The dazzling colors of Schuman’s orchestration, the originality of his formal and harmonic structures, the crackling vitality of his rhythms–all are to be found in his Third Symphony (1941), part of a “holy trinity” of American Thirds to which Copland and Harris also contributed masterpieces. This is the best place to begin exploring Schuman’s output, particularly now that Sony has conveniently released on a single CD all three of the Schuman symphonies recorded by his staunchest champion, Leonard Bernstein. Of the two recordings Lenny left of this score, Sony’s is the one to have. The equally accessible string symphony (No. 5) and the grittier, eloquent Symphony No. 8 round out the disc.

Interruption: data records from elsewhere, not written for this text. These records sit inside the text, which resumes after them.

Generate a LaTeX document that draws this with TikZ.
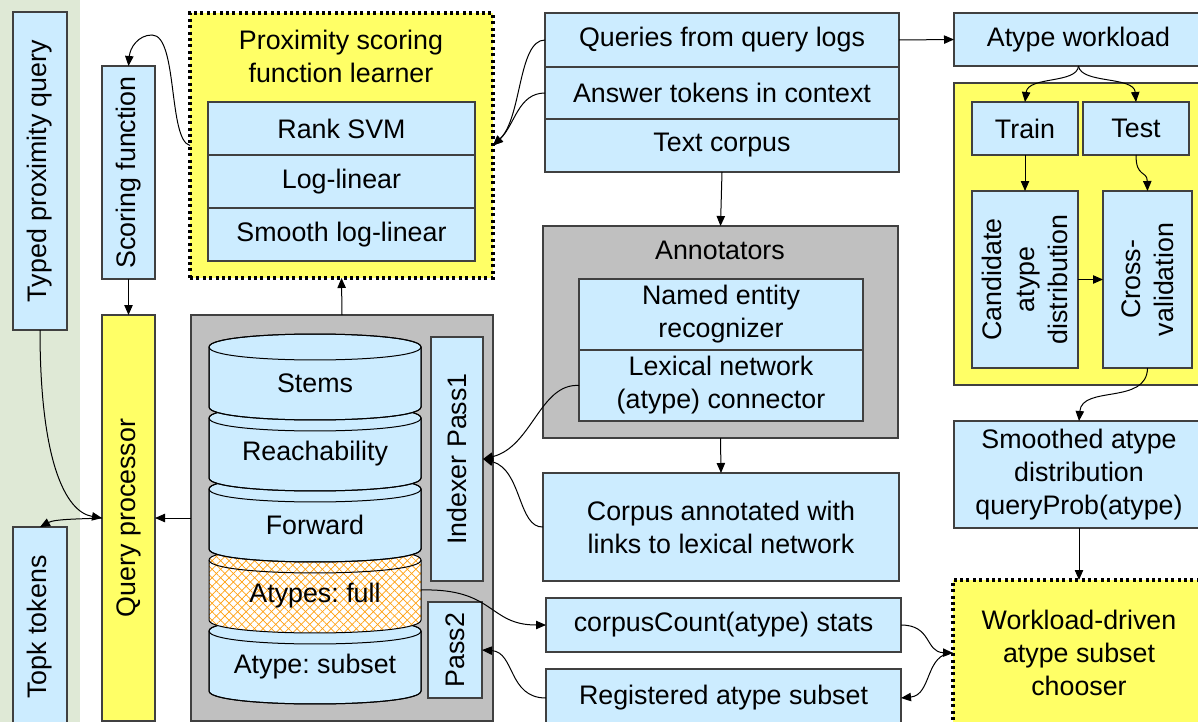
\documentclass[tikz,border=0pt]{standalone}
\usepackage{fontspec}
\setmainfont{Liberation Sans}
\frenchspacing
\usetikzlibrary{arrows.meta,patterns.meta}
\definecolor{lblue}{HTML}{CCECFF}
\definecolor{lyellow}{HTML}{FFFF66}
\definecolor{lgray}{HTML}{C0C0C0}
\definecolor{bord}{HTML}{404040}
\definecolor{leaf}{HTML}{DFE9D6}
\definecolor{hatch}{HTML}{FFA010}
\newcommand\boxfont{\fontsize{13.4pt}{16.5pt}\selectfont}
\tikzset{
  box/.style={draw=bord,line width=0.6pt,fill=lblue,font=\boxfont,align=center,inner sep=1pt,outer sep=0pt},
  ybox/.style={box,fill=lyellow},
  gbox/.style={box,fill=lgray},
  dotbox/.style={box,fill=lyellow,draw=black,line width=1.6pt,dash pattern=on 1.5pt off 1.7pt},
  conn/.style={line width=0.5pt,-{Triangle[length=5pt,width=4.2pt]}},
  lbl/.style={font=\boxfont,align=center,inner sep=0pt},
  cyl/.style={fill=lblue,draw=black,line width=0.5pt},
}
\newcommand\mkbox[7][]{%
  \pgfmathsetmacro\bxcx{(#3+#5)/2}%
  \pgfmathsetmacro\bxcy{(#4+#6)/2}%
  \pgfmathsetmacro\bxw{(#5-#3)*0.5}%
  \pgfmathsetmacro\bxh{(#6-#4)*0.5}%
  \node[box,minimum width=\bxw pt,minimum height=\bxh pt,#1] (#2) at (\bxcx,\bxcy) {#7};}
% rotated box: anchors north=page left, south=page right, east=page top, west=page bottom
\newcommand\mkrbox[7][]{%
  \pgfmathsetmacro\bxcx{(#3+#5)/2}%
  \pgfmathsetmacro\bxcy{(#4+#6)/2}%
  \pgfmathsetmacro\bxw{(#5-#3)*0.5}%
  \pgfmathsetmacro\bxh{(#6-#4)*0.5}%
  \node[box,rotate=90,minimum width=\bxh pt,minimum height=\bxw pt,#1] (#2) at (\bxcx,\bxcy) {#7};}
\newcommand\cylbody[2]{%
  \pgfmathsetmacro\cyb{#1+60}%
  \pgfmathsetmacro\cybb{#1+60+17.3}%
  \pgfmathsetmacro\cytt{#1-17.3}%
  \path[#2] (209,#1) -- (209,\cyb) .. controls (209,\cybb) and (421,\cybb) .. (421,\cyb)
     -- (421,#1) .. controls (421,\cytt) and (209,\cytt) .. cycle;}
\newcommand\cylline[1]{%
  \pgfmathsetmacro\cyb{#1+60}%
  \pgfmathsetmacro\cybb{#1+60+17.3}%
  \pgfmathsetmacro\cytt{#1-17.3}%
  \pgfmathsetmacro\cytb{#1+17.3}%
  \draw[line width=0.5pt] (209,#1) -- (209,\cyb) .. controls (209,\cybb) and (421,\cybb) .. (421,\cyb)
     -- (421,#1) .. controls (421,\cytt) and (209,\cytt) .. cycle;
  \draw[line width=0.5pt] (209,#1) .. controls (209,\cytb) and (421,\cytb) .. (421,#1);}
\begin{document}
\begin{tikzpicture}[x=0.5pt,y=-0.5pt]
\useasboundingbox (0,0) rectangle (1198,722);
\fill[leaf] (0,0) rectangle (80,722);

% left column
\mkrbox{typed}{13}{12}{67}{330}{Typed proximity query}
\mkrbox{topk}{13}{527}{67}{727}{Topk tokens}
\mkrbox{scoring}{102}{66}{155}{279}{Scoring function}
\mkrbox[fill=lyellow]{qp}{102}{315}{155}{721}{Query processor}

% learner
\mkbox[dotbox]{learner}{190}{13}{493}{278}{}
\node[lbl] (learnertitle) at (341,56) {Proximity scoring\\function learner};
\mkbox{rank}{208}{102}{475}{155}{Rank SVM}
\mkbox{loglin}{208}{155}{475}{208}{Log-linear}
\mkbox{smooth}{208}{208}{475}{261}{Smooth log-linear}

% index
\mkbox[gbox]{index}{191}{315}{493}{721}{}
\cylbody{631}{cyl}
\cylline{631}
\cylbody{560}{fill=white}
\cylbody{560}{pattern={Lines[angle=45,distance=3pt,line width=0.35pt]},pattern color=hatch}
\cylbody{560}{pattern={Lines[angle=-45,distance=3pt,line width=0.35pt]},pattern color=hatch}
\cylline{560}
\cylbody{489}{cyl}
\cylline{489}
\cylbody{418}{cyl}
\cylline{418}
\cylbody{347}{cyl}
\cylline{347}
\node[lbl] (stems) at (315,383) {Stems};
\node[lbl] (reach) at (315,454) {Reachability};
\node[lbl] (fwd) at (315,525) {Forward};
\node[lbl] (afull) at (315,596) {Atypes: full};
\node[lbl] (asub) at (315,667) {Atype: subset};
\coordinate (afullE) at (421,590);
\mkrbox{idx}{431}{337}{483}{581}{Indexer Pass1}
\mkrbox{pass2}{428}{602}{482}{698}{Pass2}

% middle column
\mkbox{q1}{545}{13}{899}{67}{Queries from query logs}
\mkbox{q2}{545}{67}{899}{119}{Answer tokens in context}
\mkbox{tc}{545}{119}{899}{172}{Text corpus}
\mkbox[gbox]{annot}{543}{226}{898}{438}{}
\node[lbl] (annottitle) at (720,250) {Annotators};
\mkbox{ner}{579}{279}{863}{350}{Named entity\\recognizer}
\mkbox{lex}{579}{350}{863}{421}{Lexical network\\(atype) connector}
\mkbox{corp}{543}{473}{899}{581}{Corpus annotated with\\links to lexical network}
\mkbox{cc}{546}{598}{901}{652}{corpusCount(atype) stats}
\mkbox{reg}{546}{669}{901}{727}{Registered atype subset}

% right column
\mkbox{workload}{954}{13}{1203}{66}{Atype workload}
\mkbox[ybox]{rpanel}{954}{83}{1204}{385}{}
\mkbox{train}{972}{102}{1078}{155}{Train}
\mkbox{test}{1083}{102}{1189}{155}{Test}
\mkrbox{cand}{972}{191}{1078}{368}{Candidate\\atype\\distribution}
\mkrbox{cv}{1103}{191}{1192}{368}{Cross-\\validation}
\mkbox{smoothed}{954}{421}{1204}{528}{Smoothed atype\\distribution\\queryProb(atype)}
\mkbox[dotbox]{chooser}{953}{580}{1205}{726}{Workload-driven\\atype subset\\chooser}

% connectors
\draw[conn] (learner.west) .. controls (168,140) and (178,35) .. (152,35) .. controls (138,35) and (130,48) .. (scoring.east);
\draw[conn] (scoring.west) -- (qp.east);
\draw[conn] (typed.west) .. controls (40,460) and (65,512) .. (qp.north);
\draw[conn] (qp.north) .. controls (80,519) and (55,519) .. (topk.east);
\draw[conn] (index.west) -- (qp.south);
\draw[conn] (index.north) -- (learner.south);
\draw[conn] (q1.west) .. controls (518,40) and (522,118) .. (learner.east);
\draw[conn] (q2.west) .. controls (518,93) and (515,125) .. (learner.east);
\draw[conn] (q1.east) -- (workload.west);
\draw[conn] (workload.south) .. controls (1077,84) and (1028,76) .. (train.north);
\draw[conn] (workload.south) .. controls (1081,84) and (1134,76) .. (test.north);
\draw[conn] (train.south) -- (cand.east);
\draw[conn] (test.south) .. controls (1136,178) and (1147,170) .. (cv.east);
\draw[conn] (cand.south) -- (cv.north);
\draw[conn] (cv.west) .. controls (1147,405) and (1082,385) .. (smoothed.north);
\draw[conn] (smoothed.south) -- (chooser.north);
\draw[conn] (tc.south) -- (annot.north);
\draw[conn] (annot.south) -- (corp.north);
\draw[conn] (lex.west) .. controls (540,383) and (532,447) .. (idx.south);
\draw[conn] (corp.west) .. controls (518,528) and (522,470) .. (idx.south);
\draw[conn] (afullE) .. controls (495,588) and (488,625) .. (cc.west);
\draw[conn] (reg.west) .. controls (508,698) and (515,652) .. (pass2.south);
\draw[conn] (cc.east) .. controls (932,625) and (925,652) .. (chooser.west);
\draw[conn] (chooser.west) .. controls (925,653) and (932,695) .. (reg.east);
\end{tikzpicture}
\end{document}
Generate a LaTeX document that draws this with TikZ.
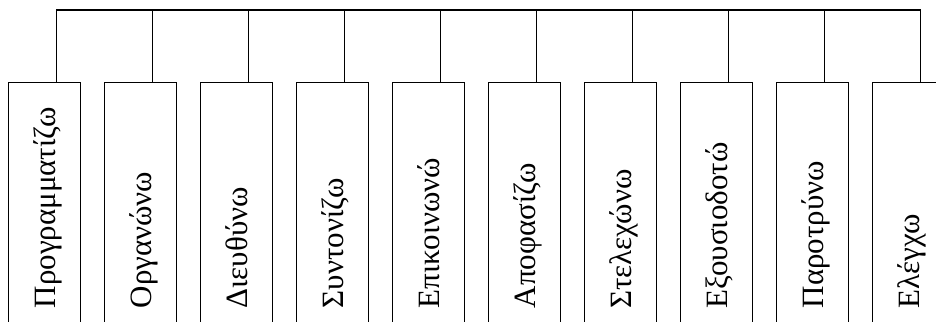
\documentclass[tikz,border=0pt]{standalone}
\usepackage{fontspec}
\setmainfont{Liberation Serif}
\begin{document}
\begin{tikzpicture}[x=1pt,y=1pt,
  line width=1.4pt,
  taskbox/.style={draw=black, rectangle, inner sep=0pt,
    minimum width=72.3pt, minimum height=260pt},
  tasklabel/.style={rotate=90, anchor=base west, inner sep=0pt,
    font=\fontsize{31}{31}\selectfont}]
  \useasboundingbox (0,0) rectangle (936,321);
  \clip (0,0) rectangle (936,321);
  \coordinate (bus) at (0,311);
  \foreach \i/\word in {1/Προγραμματίζω, 2/Οργανώνω, 3/Διευθύνω,
      4/Συντονίζω, 5/Επικοινωνώ, 6/Αποφασίζω, 7/Στελεχώνω,
      8/Εξουσιοδοτώ, 9/Παροτρύνω, 10/Ελέγχω} {
    % open-bottom task boxes, one every 96pt
    \node[taskbox, anchor=north west] (b\i) at ({7.7+96*(\i-1)},239.3) {};
    \node[tasklabel] (t\i) at ([xshift=48pt]b\i.west |- 0,12) {\word};
    \coordinate (v\i) at ([xshift=11.65pt]b\i.north);
  }
  % bus line with its two end drops
  \draw (v1) -- (v1 |- bus) -- (v10 |- bus) -- (v10);
  \foreach \i in {2,...,9} {
    \draw (v\i) -- (v\i |- bus);
  }
\end{tikzpicture}
\end{document}
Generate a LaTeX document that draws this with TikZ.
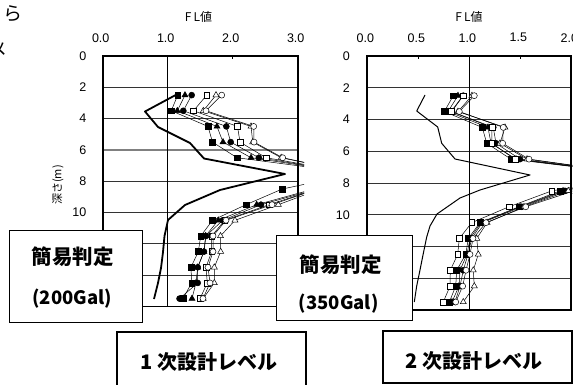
\documentclass[tikz,border=0pt]{standalone}
\usepackage{fontspec}
\setmainfont{Liberation Sans}
\newfontfamily\jp{Noto Sans CJK JP}
\usetikzlibrary{plotmarks}
\begin{document}
\begin{tikzpicture}[x=1pt,y=-1pt,
  grid/.style={line width=0.9pt,black!80},
  gridsix/.style={line width=1.8pt,black!50},
  frm/.style={line width=1.8pt,black},
  ser/.style={line width=0.5pt,black},
  sqf/.style={ser,mark=square*,mark size=2.9pt,mark options={fill=black,line width=0.5pt}},
  sqo/.style={ser,mark=square*,mark size=2.9pt,mark options={fill=white,line width=0.5pt}},
  trf/.style={ser,mark=triangle*,mark size=3.5pt,mark options={fill=black,line width=0.5pt}},
  tro/.style={ser,mark=triangle*,mark size=3.5pt,mark options={fill=white,line width=0.5pt}},
  cif/.style={ser,mark=*,mark size=3pt,mark options={fill=black,line width=0.5pt}},
  cio/.style={ser,mark=*,mark size=3pt,mark options={fill=white,line width=0.5pt}},
  num/.style={font=\fontsize{12.5}{13}\selectfont,inner sep=0pt},
  fltxt/.style={font=\jp\fontsize{12}{13}\selectfont,inner sep=0pt},
  box/.style={draw,fill=white,inner sep=0pt},
  btxt/.style={font=\jp\bfseries\fontsize{20.5}{22}\selectfont,inner sep=0pt},
  btxtb/.style={font=\jp\bfseries\fontsize{18.5}{20}\selectfont,inner sep=0pt},
  lvtxt/.style={font=\jp\bfseries\fontsize{20}{22}\selectfont,inner sep=0pt}
]
\useasboundingbox (0,0) rectangle (573,385);
\fill[white] (0,0) rectangle (573,385);

% cut-off text at top left
\node[font=\jp\fontsize{19}{20}\selectfont,inner sep=0pt] (cutra) at (13.5,13.5) {ら};
\node[font=\jp\fontsize{18}{19}\selectfont,inner sep=0pt] (cutme) at (-1,50) {メ};

% ---------------- left chart ----------------
\begin{scope}[shift={(102.7,56)},x=65pt,y=-15.65pt]
  \foreach \d in {2,4,8,10,12,14} \draw[grid] (0,\d) -- (3,\d);
  \draw[gridsix] (0,6) -- (3,6);
  \draw[line width=1pt] (1,0) -- (1,16);
  \draw[line width=0.8pt] (2,0) -- (2,0.22);
\end{scope}

\draw[line width=1.8pt,line join=round] (175.7,95) -- (145,111.5) -- (158,127) -- (190,143) -- (204,158.5) -- (285,174) -- (220,190) -- (185,205) -- (168,220) -- (164.5,236) -- (163,252) -- (161,268) -- (158,283) -- (154,299);

\begin{scope}[shift={(102.7,56)},x=65pt,y=-15.65pt]
  \begin{scope}
    \clip (-0.3,-0.5) rectangle (3.097,16.5);
    \draw[sqf] plot coordinates {(1.154,2.5) (1.055,3.5) (1.620,4.5) (1.689,5.5) (2.066,6.5) (3.9,7.5) (2.762,8.5) (2.205,9.5) (1.689,10.5) (1.508,11.5) (1.471,12.5) (1.358,13.5) (1.369,14.5) (1.235,15.5)};
    \draw[trf] plot coordinates {(1.266,2.5) (1.148,3.5) (1.758,4.5) (1.851,5.5) (2.282,6.5) (3.9,7.5) (3.25,8.5) (2.369,9.5) (1.778,10.5) (1.582,11.5) (1.558,12.5) (1.462,13.5) (1.435,14.5) (1.374,15.5)};
    \draw[cif] plot coordinates {(1.369,2.5) (1.240,3.5) (1.902,4.5) (1.969,5.5) (2.402,6.5) (3.9,7.5) (3.3,8.5) (2.435,9.5) (1.846,10.5) (1.589,11.5) (1.558,12.5) (1.462,13.5) (1.462,14.5) (1.182,15.5)};
    \draw[sqo] plot coordinates {(1.600,2.5) (1.397,3.5) (2.074,4.5) (2.112,5.5) (2.512,6.5) (3.9,7.5) (3.3,8.5) (2.558,9.5) (1.877,10.5) (1.677,11.5) (1.677,12.5) (1.589,13.5) (1.609,14.5) (1.497,15.5)};
    \draw[tro] plot coordinates {(1.743,2.5) (1.548,3.5) (2.282,4.5) (2.308,5.5) (2.746,6.5) (3.9,7.5) (3.35,8.5) (2.702,9.5) (2.035,10.5) (1.812,11.5) (1.815,12.5) (1.717,13.5) (1.717,14.5) (1.546,15.5)};
    \draw[cio] plot coordinates {(1.831,2.5) (1.589,3.5) (2.323,4.5) (2.328,5.5) (2.769,6.5) (3.9,7.5) (3.3,8.5) (2.605,9.5) (1.897,10.5) (1.697,11.5) (1.697,12.5) (1.620,13.5) (1.651,14.5) (1.543,15.5)};
  \end{scope}
  \draw[frm] (0,0) rectangle (3,16);
  \foreach \v/\t in {0/0.0,1/1.0,2/2.0,3/3.0}
    \node[num] (lx\v) at ([xshift=-2pt]\v,-1.15) {\t};
  \foreach \d in {0,2,4,6,8,10}
    \node[num,anchor=east] (ly\d) at (-0.25,\d) {\d};
\end{scope}
\node[fltxt] (lfl) at (198.5,17) {F\hspace{2pt}L値};
\node[font=\jp\fontsize{11}{12}\selectfont,inner sep=0pt,rotate=90] (ldepth) at (58,185) {深さ(m)};

% ---------------- right chart ----------------
\begin{scope}[shift={(367.3,56)},x=102pt,y=-15.87pt]
  \foreach \d in {2,4,6,8,10,12,14} \draw[grid] (0,\d) -- (2,\d);
  \draw[line width=1pt] (1,0) -- (1,16);
  \draw[line width=0.8pt] (0.5,0) -- (0.5,0.22);
  \draw[line width=0.8pt] (1.5,0) -- (1.5,0.22);
\end{scope}

\draw[line width=1pt,line join=round] (425,95) -- (416.7,111) -- (437.7,127) -- (441.7,143.3) -- (455,159) -- (530,175) -- (480,190) -- (460,198) -- (437,214) -- (430,226) -- (426.7,237) -- (423.3,253.5) -- (420,270) -- (416.7,286) -- (414.3,302);

\begin{scope}[shift={(367.3,56)},x=102pt,y=-15.87pt]
  \begin{scope}
    \clip (-0.3,-0.5) rectangle (2.01,16.5);
    \draw[sqf] plot coordinates {(0.843,2.5) (0.755,3.5) (1.127,4.5) (1.171,5.5) (1.409,6.5) (2.7,7.5) (1.889,8.5) (1.487,9.5) (1.105,10.5) (0.990,11.5) (0.965,12.5) (0.876,13.5) (0.867,14.5) (0.804,15.5)};
    \draw[trf] plot coordinates {(0.889,2.5) (0.791,3.5) (1.183,4.5) (1.213,5.5) (1.458,6.5) (2.7,7.5) (1.919,8.5) (1.497,9.5) (1.115,10.5) (1.007,11.5) (0.977,12.5) (0.909,13.5) (0.899,14.5) (0.830,15.5)};
    \draw[cif] plot coordinates {(0.941,2.5) (0.827,3.5) (1.235,4.5) (1.262,5.5) (1.497,6.5) (2.7,7.5) (1.938,8.5) (1.514,9.5) (1.127,10.5) (1.024,11.5) (0.987,12.5) (0.941,13.5) (0.909,14.5) (0.860,15.5)};
    \draw[sqo] plot coordinates {(0.938,2.5) (0.821,3.5) (1.223,4.5) (1.220,5.5) (1.448,6.5) (2.7,7.5) (1.808,8.5) (1.389,9.5) (1.024,10.5) (0.902,11.5) (0.886,12.5) (0.814,13.5) (0.811,14.5) (0.745,15.5)};
    \draw[tro] plot coordinates {(1.026,2.5) (0.889,3.5) (1.350,4.5) (1.301,5.5) (1.566,6.5) (2.7,7.5) (1.971,8.5) (1.536,9.5) (1.174,10.5) (1.073,11.5) (1.088,12.5) (1.039,13.5) (1.049,14.5) (0.941,15.5)};
    \draw[cio] plot coordinates {(1.049,2.5) (0.902,3.5) (1.333,4.5) (1.327,5.5) (1.585,6.5) (2.7,7.5) (2.024,8.5) (1.553,9.5) (1.164,10.5) (1.036,11.5) (1.007,12.5) (0.968,13.5) (0.935,14.5) (0.867,15.5)};
  \end{scope}
  \draw[frm] (0,0) rectangle (2,16);
  \foreach \v/\t in {0/0.0,0.5/0.5,1/1.0,1.5/1.5,2/2.0}
    \node[num] (rx\v) at ([xshift=-2pt]\v,-1.15) {\t};
  \foreach \d in {0,2,4,6,8,10}
    \node[num,anchor=east] (ry\d) at (-0.17,\d) {\d};
\end{scope}
\node[fltxt] (rfl) at (469,17) {F\hspace{2pt}L値};

% ---------------- boxes ----------------
\node[box,line width=0.8pt,minimum width=133.7pt,minimum height=92.7pt] (b200) at (75.85,276.35) {};
\node[btxt] (b200a) at (72.5,256.7) {簡易判定};
\node[btxtb] (b200b) at (72.3,298.3) {(200Gal)};

\node[box,line width=0.8pt,minimum width=136.3pt,minimum height=85pt] (b350) at (344.15,277.5) {};
\node[btxt] (b350a) at (340.5,265) {簡易判定};
\node[btxtb] (b350b) at (338.7,303.5) {(350Gal)};

\node[box,line width=1.8pt,minimum width=189.3pt,minimum height=64pt] (lv1) at (211.35,363.7) {};
\node[lvtxt] (lv1t) at (209,361.7) {1\hspace{4pt}次設計レベル};

\node[box,line width=1.8pt,minimum width=189pt,minimum height=52pt] (lv2) at (477.2,357) {};
\node[lvtxt] (lv2t) at (474,361) {2\hspace{4pt}次設計レベル};
\end{tikzpicture}
\end{document}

More Schuman-by-Bernstein, the elegiac “To Thee Old Cause” (a quasi-oboe concerto inspired by the deaths of Martin Luther King Jr. and Robert Kennedy) and the intense, emotive “In Praise of Shahn” (an homage to artist Ben Shahn) also figures in the first batch of releases in Sony’s new midprice “Bernstein Century” series, coupled with Isaac Stern’s classic 1964 recording of the Samuel Barber Violin Concerto and Barber’s Adagio for Strings. The remasterings score noticeably freshen the original LP sound. The liner notes are inexcusably skimpy.
Also not to be missed is the Albany disc, part of its “American Archives Series,” devoted to other major American symphonies dating from 1948 to 1952–Schuman’s Sixth, Piston’s Fourth and Harris’ Seventh–in recordings that originally appeared on Columbia. Each score is impressively made and impressively performed by Eugene Ormandy and his Philadelphians, while the monaural sound is perfectly listenable. The annotations are thorough, although the picture identified as Walter Piston’s on the booklet cover is clearly not Piston.